I'm not sure how I'd select an title with regex. I've tried
match(/<title>(.*) .*<\/title>/)[1]
but that doesn't match anything.
This is the response body I'm trying to select from.
Trying to select "title I need to select."
I'm not sure how I'd select an title with regex. I've tried
match(/<title>(.*) .*<\/title>/)[1]
but that doesn't match anything.
This is the response body I'm trying to select from.
Trying to select "title I need to select."
The reason it doesn't work is because of the itemprop=\"name\"
property. To fix this, you can match it as well:
# copy-paste from the page you provided
html = '<!doctype html>\n<html lang=\"en\" itemscope itemtype=\"https://schema.org/WebPage\">\n<head>\n<meta charset=\"utf-8\"><meta name=\"referrer\" content=\"always\" />\n<title itemprop=\"name\">title I need to select.</title>\n<meta itemprop=\"description\" name=\"description\" content=\\'
html.match(/<title.*?>(.*)<\/title>/)[1] # => "title I need to select."
.*?
basically means "match as many characters are needed, but not more"
However, as other have pointed out, regexes are not ideal for html parsing. Instead, you could use a popular ruby gem for that purpose - Nokogiri:
require 'nokogiri'
page = Nokogiri.parse(html)
page.css('title').text # => "title I need to select."
Note that it can handle even malformed html like is the case here.
If you're looking for a much more robust XML/HTML parser, try using Nokogiri which supports XPath.
This post explains why Use xPath or Regex?
require "nokogiri"
string = "<title itemprop=\"name\">title I need to select.</title>"
html_doc = Nokogiri::HTML(string)
html_doc.xpath("//title").first.text
Here's the regexp that will give you what you want:
<title.*>(.*)<\/title>
As was mentioned, there are better ways to parse HTML. You might want to check out something like Nokogiri.

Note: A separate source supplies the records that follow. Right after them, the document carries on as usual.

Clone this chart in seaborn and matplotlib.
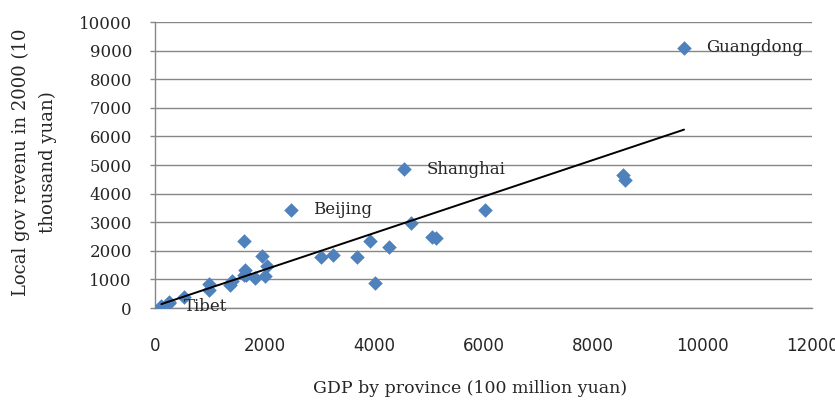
import numpy as np
import pandas as pd
import matplotlib

matplotlib.use("Agg")

import matplotlib.pyplot as plt
import seaborn as sns


# =========================================================
# DATA
# =========================================================

provinces = [
    "Tibet", "Qinghai", "Ningxia", "Hainan", "Guizhou", "Gansu",
    "Inner Mongolia", "Xinjiang", "Chongqing", "Tianjin", "Shanxi",
    "Shaanxi", "Jilin", "Yunnan", "Guangxi", "Jiangxi", "Beijing",
    "Anhui", "Heilongjiang", "Hunan", "Fujian", "Sichuan", "Hubei",
    "Liaoning", "Shanghai", "Hebei", "Henan", "Zhejiang", "Shandong",
    "Jiangsu", "Guangdong",
]

gdp = [
    117, 263, 265, 525, 994, 983,
    1401, 1364, 1625, 1650, 1630,
    1661, 1821, 1955, 2050, 2003, 2479,
    3038, 3253, 3692, 3920, 4010, 4276,
    4669, 4551, 5060, 5140, 6036, 8542,
    8583, 9662,
]

revenue = [
    54, 170, 210, 400, 852, 613,
    950, 789, 2330, 1336, 1145,
    1149, 1038, 1808, 1471, 1115, 3442,
    1787, 1853, 1779, 2344, 870, 2144,
    2965, 4854, 2488, 2440, 3428, 4637,
    4483, 9106,
]

labelled = ["Guangdong", "Shanghai", "Beijing", "Tibet"]

x_ticks = [0, 2000, 4000, 6000, 8000, 10000, 12000]
y_ticks = [0, 1000, 2000, 3000, 4000, 5000, 6000, 7000, 8000, 9000, 10000]


# =========================================================
# STYLE
# =========================================================

sns.set_style("white")

SERIF = ["DejaVu Serif"]
SANS = ["DejaVu Sans"]
GRID = "#878787"
BLUE = "#4F81BD"


# =========================================================
# PLOT
# =========================================================

df = pd.DataFrame({
    "province": provinces,
    "gdp": gdp,
    "revenue": revenue,
})

fig = plt.figure(figsize=(8.35, 4.03), dpi=100)
ax = fig.add_axes([0.1856, 0.2357, 0.7869, 0.7097])

sns.scatterplot(
    data=df,
    x="gdp",
    y="revenue",
    marker="D",
    s=55,
    color=BLUE,
    edgecolor=BLUE,
    linewidth=0,
    zorder=3,
    ax=ax,
)

# linear trend line over the data range
slope, intercept = np.polyfit(df["gdp"], df["revenue"], 1)
trend_x = np.array([df["gdp"].min(), df["gdp"].max()])
ax.plot(
    trend_x,
    slope * trend_x + intercept,
    color="black",
    linewidth=1.4,
    zorder=4,
)

for _, row in df[df["province"].isin(labelled)].iterrows():
    ax.annotate(
        row["province"],
        xy=(row["gdp"], row["revenue"]),
        xytext=(16, 0),
        textcoords="offset points",
        ha="left",
        va="center",
        fontsize=12,
        family=SERIF,
        zorder=5,
    )

ax.set_xlim(0, 12000)
ax.set_ylim(0, 10000)
ax.set_xticks(x_ticks)
ax.set_yticks(y_ticks)

ax.set_xticklabels([str(t) for t in x_ticks], family=SANS, fontsize=12)
ax.set_yticklabels([str(t) for t in y_ticks], family=SERIF, fontsize=12)

ax.grid(axis="y", color=GRID, linewidth=1)
ax.grid(axis="x", visible=False)
ax.set_axisbelow(True)

ax.tick_params(axis="y", length=3.6, width=1, color=GRID, pad=13, left=True)
ax.tick_params(axis="x", length=0, pad=21)

for side in ["top", "right"]:
    ax.spines[side].set_visible(False)
for side in ["left", "bottom"]:
    ax.spines[side].set_color(GRID)
    ax.spines[side].set_linewidth(1)

ax.set_xlabel(
    "GDP by province (100 million yuan)",
    family=SERIF,
    fontsize=12.5,
)
ax.set_ylabel(
    "Local gov revenu in 2000 (10\nthousand yuan)",
    family=SERIF,
    fontsize=13,
    linespacing=1.6,
)
ax.xaxis.set_label_coords(0.48, -0.252)
ax.yaxis.set_label_coords(-0.149, 0.51)

fig.savefig("out.png", dpi=100)
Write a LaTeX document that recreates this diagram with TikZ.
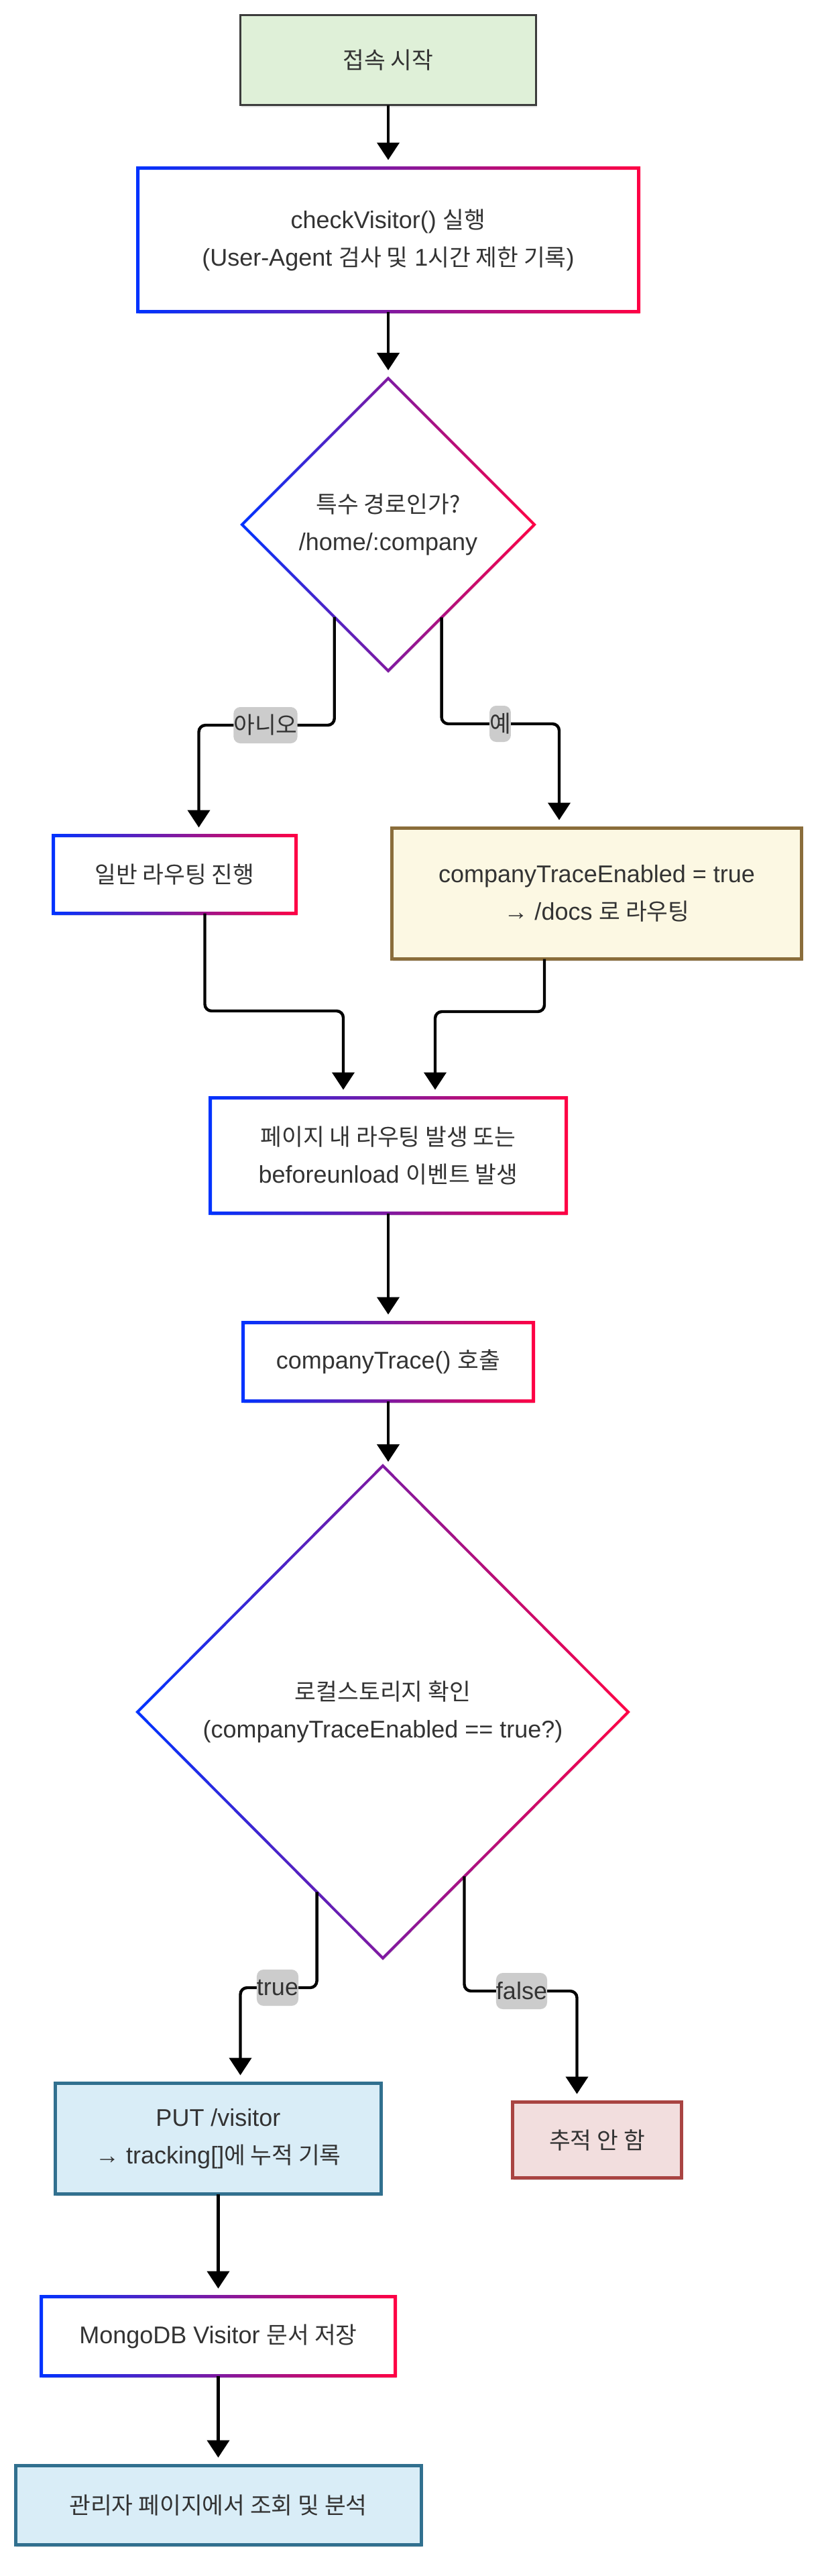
\documentclass[tikz,border=0pt]{standalone}
\usepackage{fontspec}
\setmainfont{Liberation Sans}
\newfontfamily\krf[Scale=0.96]{Noto Sans CJK KR}
\usetikzlibrary{arrows.meta,shapes.geometric,shadows,calc}
\definecolor{gblue}{HTML}{0033FF}
\definecolor{gred}{HTML}{FF0044}
\definecolor{textc}{HTML}{333333}
\definecolor{lblgray}{HTML}{CCCCCC}
\definecolor{startfill}{HTML}{DFF0D8}
\definecolor{startdraw}{HTML}{3C3C3C}
\definecolor{warnfill}{HTML}{FCF8E3}
\definecolor{warndraw}{HTML}{8A6D3B}
\definecolor{infofill}{HTML}{D9EDF7}
\definecolor{infodraw}{HTML}{31708F}
\definecolor{dangfill}{HTML}{F2DEDE}
\definecolor{dangdraw}{HTML}{A94442}
\newcommand\gradrect[1]{%
  \shade[even odd rule,left color=gblue,right color=gred]
  ([xshift=-1.25pt,yshift=-1.25pt]#1.south west) rectangle ([xshift=1.25pt,yshift=1.25pt]#1.north east)
  ([xshift=1.25pt,yshift=1.25pt]#1.south west) rectangle ([xshift=-1.25pt,yshift=-1.25pt]#1.north east);}
\newcommand\graddia[1]{%
  \shade[even odd rule,left color=gblue,right color=gred]
  ([yshift=1.41pt]#1.north) -- ([xshift=1.41pt]#1.east) -- ([yshift=-1.41pt]#1.south) -- ([xshift=-1.41pt]#1.west) -- cycle
  ([yshift=-1.41pt]#1.north) -- ([xshift=-1.41pt]#1.east) -- ([yshift=1.41pt]#1.south) -- ([xshift=1.41pt]#1.west) -- cycle;}
\begin{document}
\begin{tikzpicture}[x=0.5pt,y=-0.5pt,
  base/.style={rectangle,inner sep=0pt,outer sep=0pt,align=center,text=textc,
    font=\fontsize{18pt}{28pt}\selectfont,
    drop shadow={shadow xshift=0.5pt,shadow yshift=-1.5pt,fill=black,opacity=0.10}},
  gnode/.style={base,fill=white},
  gdia/.style={base,shape=diamond,fill=white},
  warnbox/.style={base,fill=warnfill,draw=warndraw,line width=2.5pt},
  infobox/.style={base,fill=infofill,draw=infodraw,line width=2.5pt},
  dangbox/.style={base,fill=dangfill,draw=dangdraw,line width=2.5pt},
  startbox/.style={base,fill=startfill,draw=startdraw,line width=1.5pt},
  arr/.style={draw=black,line width=2.2pt,-{Triangle[length=13pt,width=16.5pt]},
    rounded corners=5pt,shorten >=6pt},
  lbl/.style={fill=lblgray,inner xsep=0pt,inner ysep=0pt,minimum height=27pt,
    text=textc,font=\fontsize{18pt}{28pt}\selectfont}
]
\fill[white] (0,0) rectangle (1226,3840);
\useasboundingbox (0,0) rectangle (1226,3840);

% nodes
\node[startbox,minimum width=220.5pt,minimum height=67pt] (start) at (579,89.5) {{\krf 접속 시작}};
\node[gnode,minimum width=373.5pt,minimum height=107pt] (cv) at (579,357.5)
  {checkVisitor() {\krf 실행}\\(User-Agent {\krf 검사 및} 1{\krf 시간 제한 기록})};
\node[gdia,minimum width=218pt,minimum height=218pt] (d1) at (579,782)
  {{\krf 특수 경로인가?}\\/home/:company};
\node[gnode,minimum width=181pt,minimum height=58pt] (box1) at (260.5,1303.5)
  {{\krf 일반 라우팅 진행}};
\node[warnbox,minimum width=305.5pt,minimum height=97.5pt] (box2) at (890,1332)
  {companyTraceEnabled = true\\→ /docs {\krf 로 라우팅}};
\node[gnode,minimum width=265.5pt,minimum height=86pt] (merge) at (579,1722.5)
  {{\krf 페이지 내 라우팅 발생 또는}\\beforeunload {\krf 이벤트 발생}};
\node[gnode,minimum width=216.5pt,minimum height=58.5pt] (ct) at (579,2030)
  {companyTrace() {\krf 호출}};
\node[gdia,minimum width=366pt,minimum height=367pt] (d2) at (571,2552)
  {{\krf 로컬스토리지 확인}\\(companyTraceEnabled == true?)};
\node[infobox,minimum width=243pt,minimum height=82.5pt] (put) at (325.5,3188)
  {PUT /visitor\\→ tracking[]{\krf 에 누적 기록}};
\node[dangbox,minimum width=126pt,minimum height=56.5pt] (notrack) at (890.5,3190)
  {{\krf 추적 안 함}};
\node[gnode,minimum width=264pt,minimum height=59pt] (mongo) at (325.5,3482.5)
  {MongoDB Visitor {\krf 문서 저장}};
\node[infobox,minimum width=302.5pt,minimum height=59pt] (admin) at (325.5,3734.5)
  {{\krf 관리자 페이지에서 조회 및 분석}};

% gradient borders
\gradrect{cv}
\gradrect{box1}
\gradrect{merge}
\gradrect{ct}
\gradrect{mongo}
\graddia{d1}
\graddia{d2}

% connectors
\draw[arr] (start) -- (cv);
\draw[arr] (cv) -- (d1);

\coordinate (d1l) at ($(d1.south)!0.368!(d1.west)$);
\coordinate (d1r) at ($(d1.south)!0.365!(d1.east)$);
\draw[arr] (d1l) |- (396,1081) node[lbl]{{\krf 아니오}} -| ([xshift=18pt]box1.north);
\draw[arr] (d1r) |- (746,1079) node[lbl]{{\krf 예}} -| ([xshift=-28pt]box2.north);

\coordinate (b1s) at ([xshift=22.5pt]box1.south);
\coordinate (b2s) at ([xshift=-39pt]box2.south);
\draw[arr] (b1s) -- (b1s |- 0,1507) -| ([xshift=-33.5pt]merge.north);
\draw[arr] (b2s) -- (b2s |- 0,1508) -| ([xshift=35pt]merge.north);

\draw[arr] (merge) -- (ct);
\draw[arr,shorten >=3pt] (ct) -- (ct.south |- d2.north);

\coordinate (d2l) at ($(d2.south)!0.269!(d2.west)$);
\coordinate (d2r) at ($(d2.south)!0.332!(d2.east)$);
\draw[arr] (d2l) |- (414,2963) node[lbl]{true} -| ([xshift=16.5pt]put.north);
\draw[arr] (d2r) |- (778,2968) node[lbl]{false} -| ([xshift=-15pt]notrack.north);

\draw[arr] (put) -- (mongo);
\draw[arr] (mongo) -- (admin);
\end{tikzpicture}
\end{document}
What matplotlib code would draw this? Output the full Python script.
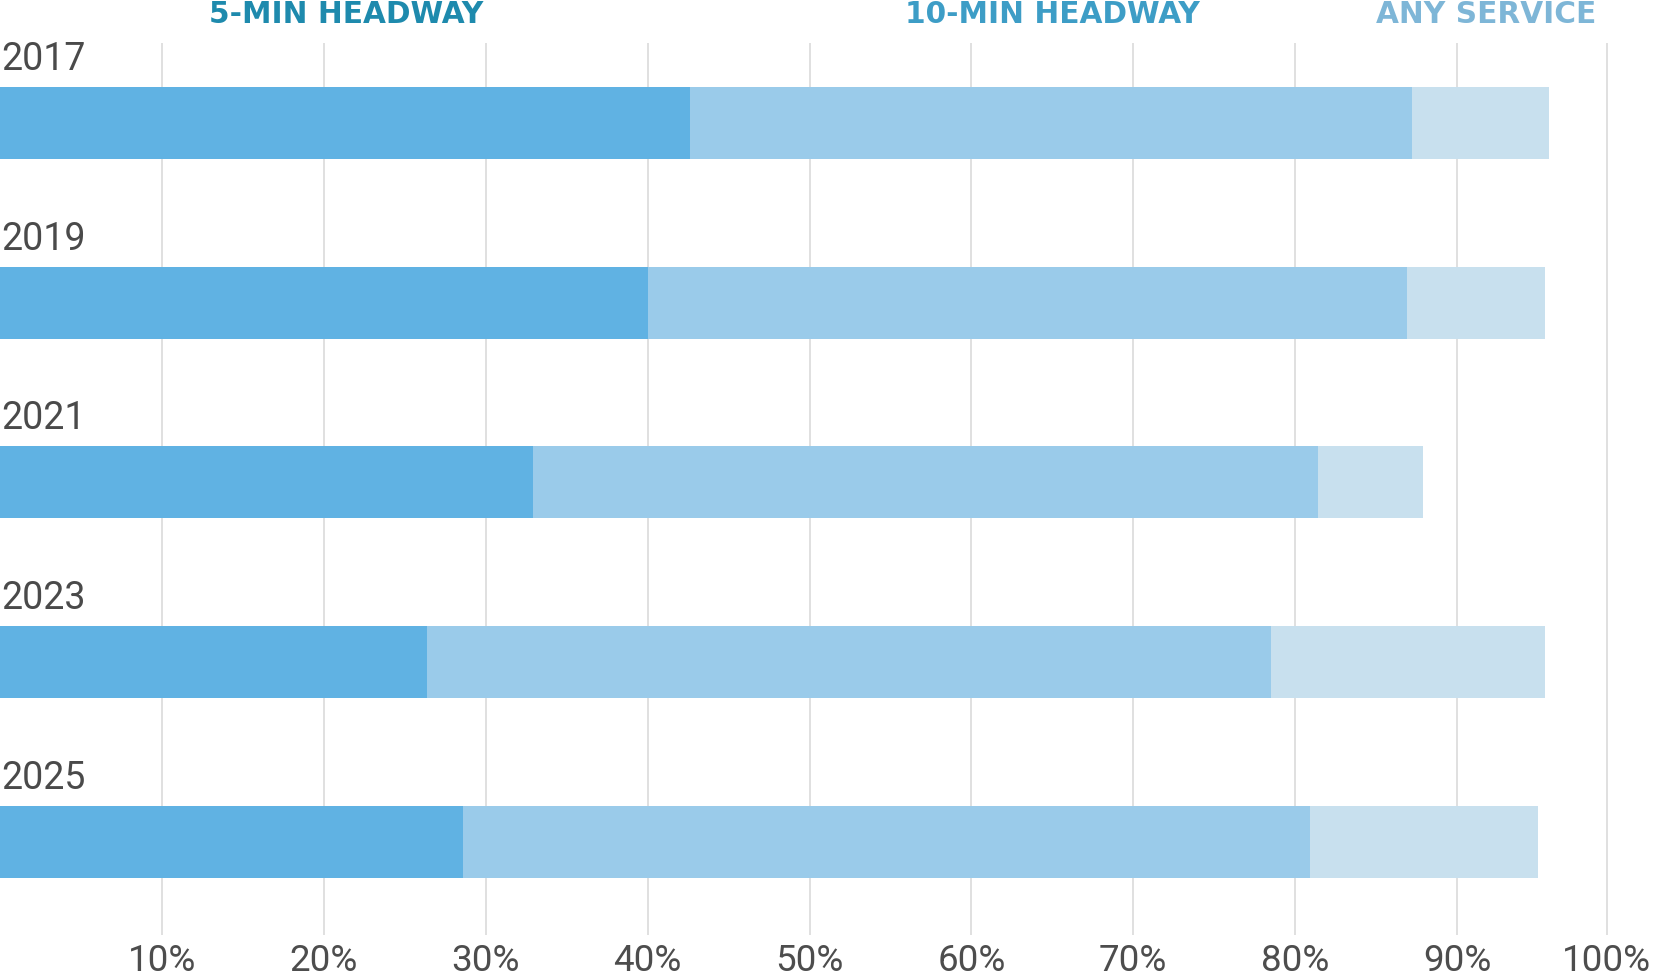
import matplotlib.pyplot as plt
import numpy as np

# dane odczytane z wykresu (udział w %)
years = ["2017", "2019", "2021", "2023", "2025"]
min5 = [42.6, 40.0, 32.9, 26.4, 28.6]
min10 = [87.2, 86.9, 81.4, 78.5, 80.9]
any_service = [95.7, 95.4, 87.9, 95.4, 95.0]

series_names = ["5-MIN HEADWAY", "10-MIN HEADWAY", "ANY SERVICE"]
bar_colors = ["#60b2e3", "#9acbea", "#c8e0ee"]
head_colors = ["#1e8aad", "#3d9dc6", "#7eb6d7"]
head_x = [21.4, 65.0, 91.8]

tick_vals = [10, 20, 30, 40, 50, 60, 70, 80, 90, 99.25]
tick_labels = ["10%", "20%", "30%", "40%", "50%", "60%", "70%", "80%", "90%", "100%"]

W, H = 1657, 977
fig = plt.figure(figsize=(W / 100, H / 100), dpi=100)
ax = fig.add_axes([0, 1 - 935 / H, 1, (935 - 43) / H])

y = np.arange(len(years))
h = 0.4
# słupki nakładane od najdłuższego
ax.barh(y, any_service, height=h, color=bar_colors[2], zorder=2)
ax.barh(y, min10, height=h, color=bar_colors[1], zorder=3)
ax.barh(y, min5, height=h, color=bar_colors[0], zorder=4)

ax.set_xlim(0, W / 16.19)
ax.set_ylim(len(years) - 1 + 0.518, -0.445)

ax.set_xticks(tick_vals)
ax.set_xticklabels(tick_labels, fontfamily="Roboto", fontsize=26.5, color="#4d4d4d")
ax.tick_params(axis="x", length=0, pad=6)
ax.set_yticks([])
ax.grid(axis="x", color="#dddddd", linewidth=1.3, zorder=0)
for s in ax.spines.values():
    s.set_visible(False)

for i, yr in enumerate(years):
    ax.text(0.05, i - h / 2 - 0.095, yr, fontfamily="Roboto", fontsize=27,
            color="#4a4a4a", ha="left", va="baseline")

for name, c, hx in zip(series_names, head_colors, head_x):
    ax.text(hx, -0.445 - 20 / 179.7, name, fontfamily="DejaVu Sans", fontweight="bold",
            fontsize=21.3, color=c, ha="center", va="baseline", clip_on=False)

plt.savefig("out.png", dpi=100)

When I have to get elements from XML I like to convert it to a hash
from_xml(xml, disallowed_types = nil) public
Returns a Hash containing a collection of pairs when the key is the node name and the value is its content
now you can do something like
hash = Hash.from_xml('XML')
hash.title # my favorite book
One solution would be to use the following pattern:
<title.*?>(.*?)<\/title>
Use a HTML/XML parser when dealing with XML or HTML data, except for extremely simple cases. HTML and XML are too complicated for normal regular expressions.
Using Nokogiri I'd do:
require 'nokogiri'
some_html = '
<html>
<head>
<title>the title</title>
</head>
</html>
'
doc = Nokogiri::HTML(some_html)
doc.title # => "the title"
Nokogiri already has a method to return the title so you can take advantage of that. Or, you can do it the normal way:
doc.at('title').text # => "the title"
The problem with a regular expression is that HTML could be written in many ways:
<title>foo</title>
or:
<title>
foo
</title>
or even:
<title>foo
</head>
which, while not correct, will be accepted by browsers and fixed up by Nokogiri which will then still work. Writing a pattern to handle those variants is a pain and error-prone. It only gets worse as the HTML gets more complex, especially when you don't control the generation of the content.